Title to and beneficial ownership of any assets, of whatever nature, which may
be allocated by the Corporation to any Corporation Stock Unit Account in the
name of any Participant, shall at all times remain with the Corporation and its
Subsidiaries, and no Participant or Beneficiary shall have any property interest
whatsoever in any specific assets of the Corporation or its Subsidiaries by
reason of the establishment of the Common Stock Plan. The rights of each
Participant and Beneficiary hereunder shall be limited to enforcing the
unfunded, unsecured promise of the Corporation and its Subsidiaries to pay
benefits under the Common Stock Plan, and the status of any Participant or
Beneficiary shall be that of an unsecured general creditor of the Corporation
and its Subsidiaries. Neither the establishment of the Common Stock Plan nor the
distribution of any benefits hereunder or any action of the Corporation, its
Board of Directors, or any committee thereto, shall be held or construed to
confer upon any person the legal right to remain a director of the Corporation
or any Subsidiary or any Advisory Board.

      N. Changes in Capitalization.
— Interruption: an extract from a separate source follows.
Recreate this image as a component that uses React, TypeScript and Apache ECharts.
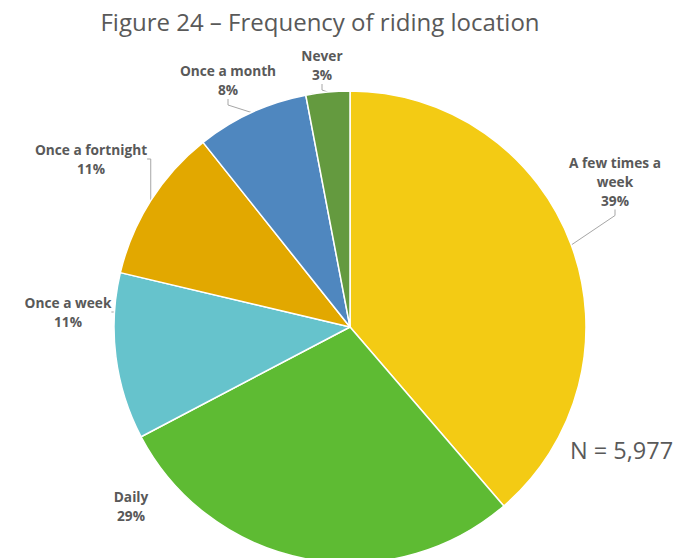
import React, { useEffect, useRef } from "react";
import * as echarts from "echarts";

const categories = [
  "A few times a\nweek",
  "Daily",
  "Once a week",
  "Once a fortnight",
  "Once a month",
  "Never",
];
const values = [38.7, 28.6, 11.4, 10.6, 7.7, 3.0];
const labelPercents = [39, 29, 11, 11, 8, 3];
const colors = ["#F3CB14", "#5EBB33", "#66C3CC", "#E2A800", "#4F87BF", "#649A3F"];
const labelCenters = [
  [615, 181],
  [131, 506],
  [68, 312],
  [91, 159],
  [228, 80],
  [322, 65],
];

export default function App() {
  const ref = useRef<HTMLDivElement>(null);
  useEffect(() => {
    document.body.style.margin = "0";
    const chart = echarts.init(ref.current!, null, { renderer: "svg" });
    chart.setOption({
      animation: false,
      backgroundColor: "#ffffff",
      title: {
        text: "Figure 24 – Frequency of riding location",
        left: 315,
        top: 4,
        textAlign: "center",
        textStyle: {
          fontFamily: "Open Sans",
          fontWeight: "normal",
          fontSize: 24,
          color: "#595959",
        },
      },
      graphic: [
        {
          type: "text",
          left: 570,
          top: 438,
          style: {
            text: "N = 5,977",
            font: "23.5px 'Open Sans'",
            fill: "#595959",
          },
        },
      ],
      series: [
        {
          type: "pie",
          center: [350, 327],
          radius: 236,
          startAngle: 90,
          clockwise: true,
          avoidLabelOverlap: false,
          itemStyle: { borderColor: "#ffffff", borderWidth: 1.5 },
          label: {
            show: true,
            position: "outside",
            fontFamily: "Open Sans",
            fontWeight: "bold",
            fontSize: 13.7,
            lineHeight: 19,
            color: "#595959",
            align: "center",
            formatter: (p: any) => `${p.name}\n${labelPercents[p.dataIndex]}%`,
          },
          labelLine: {
            show: true,
            length: 10,
            length2: 6,
            lineStyle: { color: "#A6A6A6", width: 1 },
          },
          labelLayout: (p: any) => {
            const c = labelCenters[p.dataIndex];
            return {
              x: c[0],
              y: c[1],
              align: "center",
              verticalAlign: "middle",
            };
          },
          data: categories.map((name, i) => ({
            name,
            value: values[i],
            itemStyle: { color: colors[i] },
            labelLine: { show: name !== "Daily" },
          })),
        },
      ],
    });
    return () => chart.dispose();
  }, []);
  return <div ref={ref} style={{ width: 695, height: 558 }} />;
}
The shares of Common Stock in the
Corporation Stock Unit Accounts shall be subject to adjustment or substitution,
as determined in the sole discretion of the Board of Directors of the
Corporation, in the event of any change in corporate capitalization, such as a
stock split or a corporate transaction, such as any merger, consolidation,
separation, including a spin-off, or other distribution of stock or property of
the Corporation, any reorganization (whether or not such reorganization comes
within the definition of such term in Section 368 of the Code) or any partial or
complete liquidation of the Corporation.